++++ INFORMATION SHOWN
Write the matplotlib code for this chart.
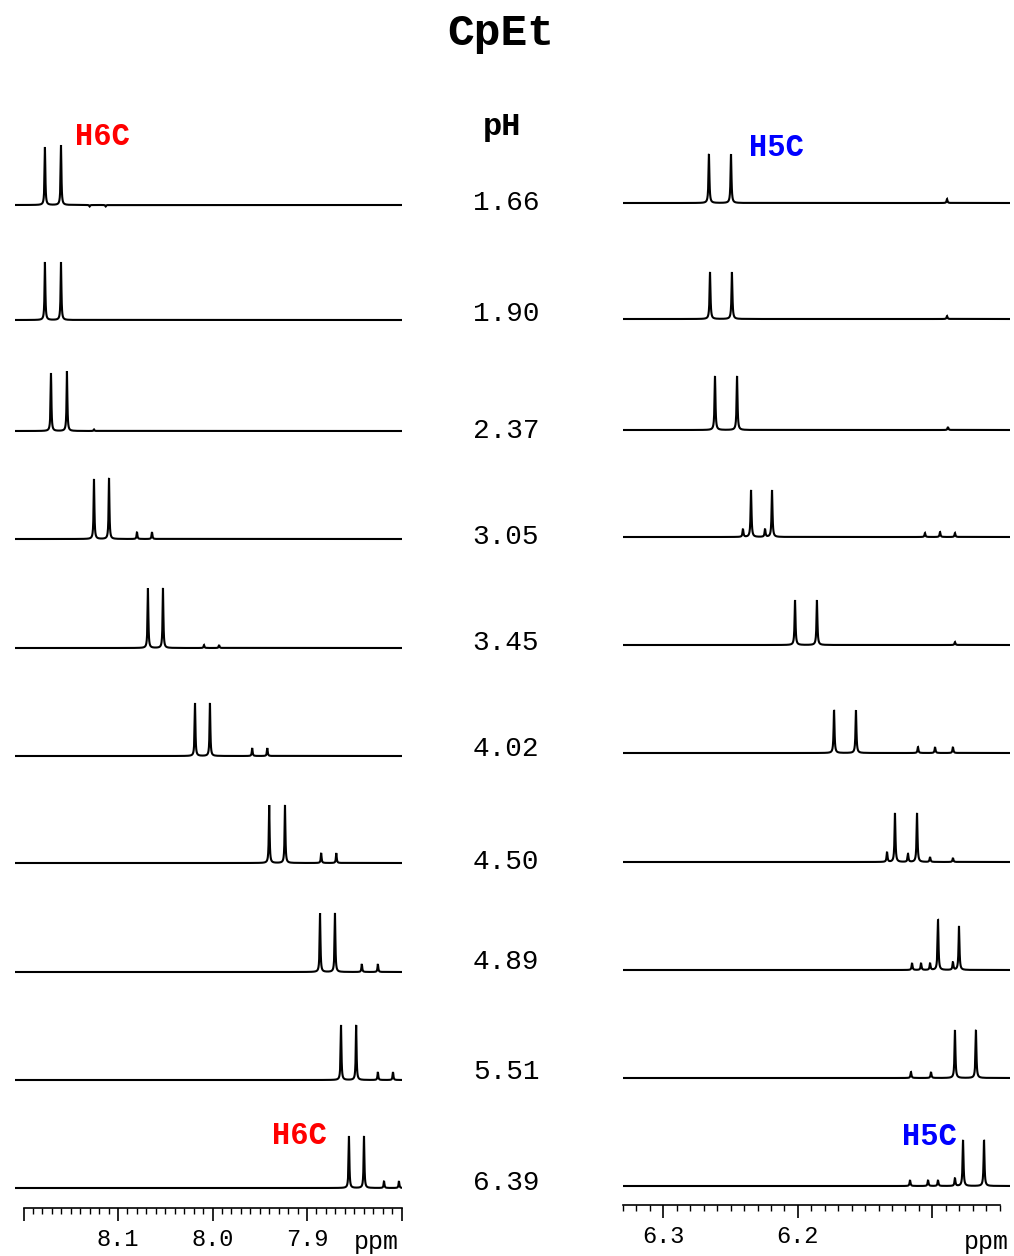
import numpy as np
import matplotlib.pyplot as plt
from matplotlib.ticker import FixedLocator

plt.rcParams['font.family'] = ['Liberation Mono', 'DejaVu Sans Mono']

# pH of each trace, top to bottom
ph = ['1.66', '1.90', '2.37', '3.05', '3.45', '4.02', '4.50', '4.89', '5.51', '6.39']

# H6C region (ppm) : peak positions and heights for each pH
h6c_pos = [
    [8.1773, 8.1603, 8.1300, 8.1130],
    [8.1773, 8.1603],
    [8.1709, 8.1540, 8.1254],
    [8.1254, 8.1095, 8.0799, 8.0640],
    [8.0683, 8.0524, 8.0090, 7.9930],
    [8.0185, 8.0027, 7.9580, 7.9420],
    [7.9400, 7.9233, 7.8850, 7.8690],
    [7.8862, 7.8704, 7.8420, 7.8250],
    [7.8640, 7.8480, 7.8250, 7.8090],
    [7.8556, 7.8397, 7.8185, 7.8027],
]
h6c_int = [
    [58, 60, -1.5, -1.5],
    [58, 58],
    [58, 60, 1.5],
    [60, 61, 7, 7],
    [60, 60, 3, 3],
    [53, 53, 8, 8],
    [58, 58, 10, 10],
    [59, 59, 8, 8],
    [55, 55, 8, 8],
    [52, 52, 7, 7],
]

# H5C region (ppm)
h5c_pos = [
    [6.2661, 6.2497, 6.0891],
    [6.2653, 6.2490, 6.0891],
    [6.2616, 6.2452, 6.0884],
    [6.2348, 6.2192, 6.2408, 6.2244, 6.1055, 6.0943, 6.0832],
    [6.2021, 6.1858, 6.0832],
    [6.1731, 6.1568, 6.1107, 6.0980, 6.0847],
    [6.1278, 6.1114, 6.1337, 6.1181, 6.1017, 6.0847],
    [6.0958, 6.0802, 6.1151, 6.1084, 6.1017, 6.0847],
    [6.0832, 6.0676, 6.1159, 6.1010],
    [6.0772, 6.0616, 6.1166, 6.1032, 6.0958, 6.0832],
]
h5c_int = [
    [49, 49, 4],
    [47, 47, 3],
    [54, 54, 3],
    [47, 47, 8, 8, 4, 5, 4],
    [45, 45, 3],
    [43, 43, 6, 6, 6],
    [49, 49, 10, 8, 5, 4],
    [50, 44, 7, 7, 7, 8],
    [48, 48, 6, 6],
    [46, 46, 6, 6, 6, 8],
]

W, H = 1014, 1256
base_l = [205, 320, 431, 539, 648, 756, 863, 972, 1080, 1188]
base_r = [203, 319, 430, 537, 645, 753, 862, 970, 1078, 1186]
ph_y = [203, 314, 431, 537, 643, 749, 862, 962, 1072, 1183]


def spectrum(x, pos, amp, g):
    y = np.zeros_like(x)
    for p, a in zip(pos, amp):
        y += a * g**2 / ((x - p)**2 + g**2)
    return y


fig = plt.figure(figsize=(W / 100, H / 100), dpi=100)

axL = fig.add_axes([15 / W, 0, (402 - 15) / W, 1])
axR = fig.add_axes([623 / W, 0, (1010 - 623) / W, 1])
axL.set_xlim(8.209, 7.7995)
axR.set_xlim(6.33, 6.0423)

xl = np.linspace(7.7995, 8.209, 8000)
xr = np.linspace(6.0423, 6.33, 8000)
for i in range(len(ph)):
    axL.plot(xl, base_l[i] - spectrum(xl, h6c_pos[i], h6c_int[i], 0.0005),
             color='black', lw=1.5, solid_joinstyle='miter')
    axR.plot(xr, base_r[i] - spectrum(xr, h5c_pos[i], h5c_int[i], 0.0004),
             color='black', lw=1.5, solid_joinstyle='miter')

for ax, ybar, lo, hi, major, labels in [
        (axL, 1208, 7.8, 8.2, [8.2, 8.1, 8.0, 7.9, 7.8], ['', '8.1', '8.0', '7.9', '']),
        (axR, 1205, 6.05, 6.33, [6.3, 6.2, 6.1], ['6.3', '6.2', ''])]:
    ax.set_ylim(H, 0)
    for s in ['top', 'left', 'right']:
        ax.spines[s].set_visible(False)
    ax.spines['bottom'].set_position(('data', ybar))
    ax.spines['bottom'].set_bounds(lo, hi)
    ax.spines['bottom'].set_linewidth(1.2)
    ax.xaxis.set_major_locator(FixedLocator(major))
    ax.set_xticklabels(labels)
    ax.xaxis.set_minor_locator(FixedLocator(np.round(np.arange(lo, hi + 0.001, 0.01), 2)))
    ax.tick_params(axis='x', which='major', length=9.5, width=1.2, pad=5, labelsize=17)
    ax.tick_params(axis='x', which='minor', length=4, width=1.0)
    ax.yaxis.set_visible(False)
    ax.patch.set_visible(False)

fig.text(376 / W, 1 - 1242 / H, 'ppm', fontsize=18, ha='center', va='center')
fig.text(986 / W, 1 - 1242 / H, 'ppm', fontsize=18, ha='center', va='center')

fig.text(501 / W, 1 - 33 / H, 'CpEt', fontsize=32, fontweight='bold', ha='center', va='center')
fig.text(502 / W, 1 - 127 / H, 'pH', fontsize=23, fontweight='bold', ha='center', va='center')
for p, y in zip(ph, ph_y):
    fig.text(506 / W, 1 - y / H, p, fontsize=20, ha='center', va='center')

fig.text(102 / W, 1 - 137 / H, 'H6C', fontsize=22, fontweight='bold', color='#ff0000',
         ha='center', va='center')
fig.text(299 / W, 1 - 1136 / H, 'H6C', fontsize=22, fontweight='bold', color='#ff0000',
         ha='center', va='center')
fig.text(776 / W, 1 - 148 / H, 'H5C', fontsize=22, fontweight='bold', color='#0000ff',
         ha='center', va='center')
fig.text(929 / W, 1 - 1137 / H, 'H5C', fontsize=22, fontweight='bold', color='#0000ff',
         ha='center', va='center')

fig.savefig('out.png', dpi=100, facecolor='white')
plt.close()
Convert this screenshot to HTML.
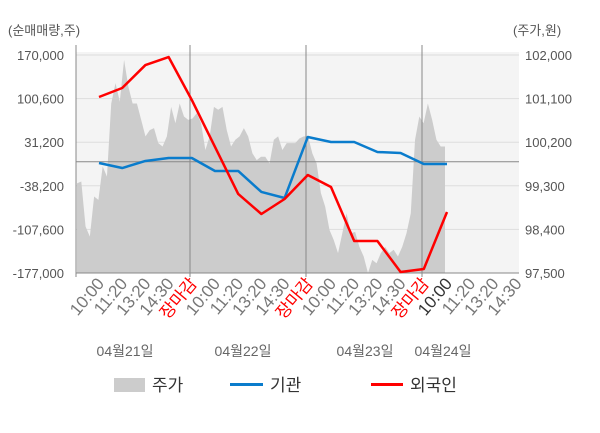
++++++++
§ DO THIS
Transcribe all the records above word for word, without their images.

§ SOLUTION TO THIS TASK
Write the matplotlib code for this chart.
import numpy as np
import matplotlib.pyplot as plt
from matplotlib.ticker import FixedLocator

plt.rcParams['font.family'] = ['Liberation Mono', 'DejaVu Sans Mono']

# pH of each trace, top to bottom
ph = ['1.66', '1.90', '2.37', '3.05', '3.45', '4.02', '4.50', '4.89', '5.51', '6.39']

# H6C region (ppm) : peak positions and heights for each pH
h6c_pos = [
    [8.1773, 8.1603, 8.1300, 8.1130],
    [8.1773, 8.1603],
    [8.1709, 8.1540, 8.1254],
    [8.1254, 8.1095, 8.0799, 8.0640],
    [8.0683, 8.0524, 8.0090, 7.9930],
    [8.0185, 8.0027, 7.9580, 7.9420],
    [7.9400, 7.9233, 7.8850, 7.8690],
    [7.8862, 7.8704, 7.8420, 7.8250],
    [7.8640, 7.8480, 7.8250, 7.8090],
    [7.8556, 7.8397, 7.8185, 7.8027],
]
h6c_int = [
    [58, 60, -1.5, -1.5],
    [58, 58],
    [58, 60, 1.5],
    [60, 61, 7, 7],
    [60, 60, 3, 3],
    [53, 53, 8, 8],
    [58, 58, 10, 10],
    [59, 59, 8, 8],
    [55, 55, 8, 8],
    [52, 52, 7, 7],
]

# H5C region (ppm)
h5c_pos = [
    [6.2661, 6.2497, 6.0891],
    [6.2653, 6.2490, 6.0891],
    [6.2616, 6.2452, 6.0884],
    [6.2348, 6.2192, 6.2408, 6.2244, 6.1055, 6.0943, 6.0832],
    [6.2021, 6.1858, 6.0832],
    [6.1731, 6.1568, 6.1107, 6.0980, 6.0847],
    [6.1278, 6.1114, 6.1337, 6.1181, 6.1017, 6.0847],
    [6.0958, 6.0802, 6.1151, 6.1084, 6.1017, 6.0847],
    [6.0832, 6.0676, 6.1159, 6.1010],
    [6.0772, 6.0616, 6.1166, 6.1032, 6.0958, 6.0832],
]
h5c_int = [
    [49, 49, 4],
    [47, 47, 3],
    [54, 54, 3],
    [47, 47, 8, 8, 4, 5, 4],
    [45, 45, 3],
    [43, 43, 6, 6, 6],
    [49, 49, 10, 8, 5, 4],
    [50, 44, 7, 7, 7, 8],
    [48, 48, 6, 6],
    [46, 46, 6, 6, 6, 8],
]

W, H = 1014, 1256
base_l = [205, 320, 431, 539, 648, 756, 863, 972, 1080, 1188]
base_r = [203, 319, 430, 537, 645, 753, 862, 970, 1078, 1186]
ph_y = [203, 314, 431, 537, 643, 749, 862, 962, 1072, 1183]


def spectrum(x, pos, amp, g):
    y = np.zeros_like(x)
    for p, a in zip(pos, amp):
        y += a * g**2 / ((x - p)**2 + g**2)
    return y


fig = plt.figure(figsize=(W / 100, H / 100), dpi=100)

axL = fig.add_axes([15 / W, 0, (402 - 15) / W, 1])
axR = fig.add_axes([623 / W, 0, (1010 - 623) / W, 1])
axL.set_xlim(8.209, 7.7995)
axR.set_xlim(6.33, 6.0423)

xl = np.linspace(7.7995, 8.209, 8000)
xr = np.linspace(6.0423, 6.33, 8000)
for i in range(len(ph)):
    axL.plot(xl, base_l[i] - spectrum(xl, h6c_pos[i], h6c_int[i], 0.0005),
             color='black', lw=1.5, solid_joinstyle='miter')
    axR.plot(xr, base_r[i] - spectrum(xr, h5c_pos[i], h5c_int[i], 0.0004),
             color='black', lw=1.5, solid_joinstyle='miter')

for ax, ybar, lo, hi, major, labels in [
        (axL, 1208, 7.8, 8.2, [8.2, 8.1, 8.0, 7.9, 7.8], ['', '8.1', '8.0', '7.9', '']),
        (axR, 1205, 6.05, 6.33, [6.3, 6.2, 6.1], ['6.3', '6.2', ''])]:
    ax.set_ylim(H, 0)
    for s in ['top', 'left', 'right']:
        ax.spines[s].set_visible(False)
    ax.spines['bottom'].set_position(('data', ybar))
    ax.spines['bottom'].set_bounds(lo, hi)
    ax.spines['bottom'].set_linewidth(1.2)
    ax.xaxis.set_major_locator(FixedLocator(major))
    ax.set_xticklabels(labels)
    ax.xaxis.set_minor_locator(FixedLocator(np.round(np.arange(lo, hi + 0.001, 0.01), 2)))
    ax.tick_params(axis='x', which='major', length=9.5, width=1.2, pad=5, labelsize=17)
    ax.tick_params(axis='x', which='minor', length=4, width=1.0)
    ax.yaxis.set_visible(False)
    ax.patch.set_visible(False)

fig.text(376 / W, 1 - 1242 / H, 'ppm', fontsize=18, ha='center', va='center')
fig.text(986 / W, 1 - 1242 / H, 'ppm', fontsize=18, ha='center', va='center')

fig.text(501 / W, 1 - 33 / H, 'CpEt', fontsize=32, fontweight='bold', ha='center', va='center')
fig.text(502 / W, 1 - 127 / H, 'pH', fontsize=23, fontweight='bold', ha='center', va='center')
for p, y in zip(ph, ph_y):
    fig.text(506 / W, 1 - y / H, p, fontsize=20, ha='center', va='center')

fig.text(102 / W, 1 - 137 / H, 'H6C', fontsize=22, fontweight='bold', color='#ff0000',
         ha='center', va='center')
fig.text(299 / W, 1 - 1136 / H, 'H6C', fontsize=22, fontweight='bold', color='#ff0000',
         ha='center', va='center')
fig.text(776 / W, 1 - 148 / H, 'H5C', fontsize=22, fontweight='bold', color='#0000ff',
         ha='center', va='center')
fig.text(929 / W, 1 - 1137 / H, 'H5C', fontsize=22, fontweight='bold', color='#0000ff',
         ha='center', va='center')

fig.savefig('out.png', dpi=100, facecolor='white')
plt.close()
Convert this screenshot to HTML.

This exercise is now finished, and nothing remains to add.